Mr. Earnest maintains that the administration has been using the term “individual responsibility” instead of “mandate” all along, but some reporters were skeptical.

For Obama, one question will be whether he runs against the Supreme Court, in the event some or all of the law goes down. In his first State of the Union address in January 2010, he took the unusual step of criticizing a court ruling – Citizens United, which opened the floodgates of individual and corporate money into campaigns – right to the justices’ faces, and took flack for it.

Ever since the Bush v. Gore ruling of 2000, which put George W. Bush in the White House, liberals have been highly critical of the court’s conservatives.  One more landmark ruling that goes against the liberal position – especially a 5 to 4 ruling – will only stoke their anger.

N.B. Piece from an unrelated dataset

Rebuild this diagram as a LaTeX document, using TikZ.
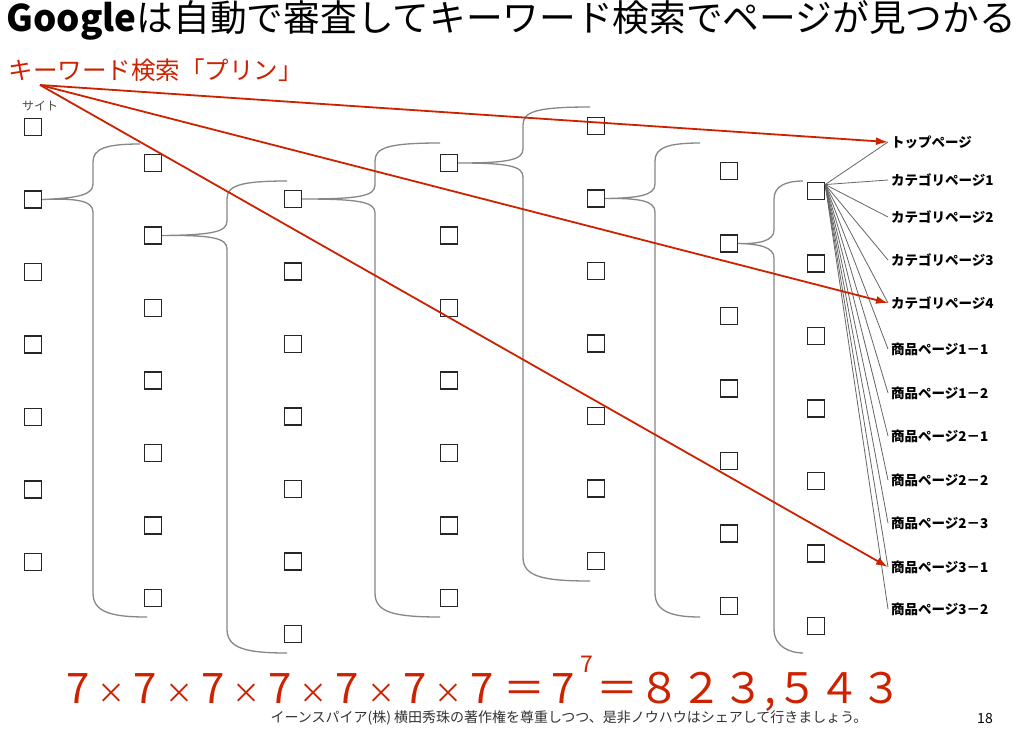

The Republican National Committee (RNC) sought to make political hay out of this week’s Supreme Court argument in a web ad that portrayed Solicitor General Donald Verrilli as halting and struggling to make his case in defending the health-care law.

The ad is called “Obamacare: It’s a tough sell.”

The only problem is that the audio from the Supreme Court argument is altered, according to Bloomberg News. Bloomberg sought comment from the RNC, but had not received a reply.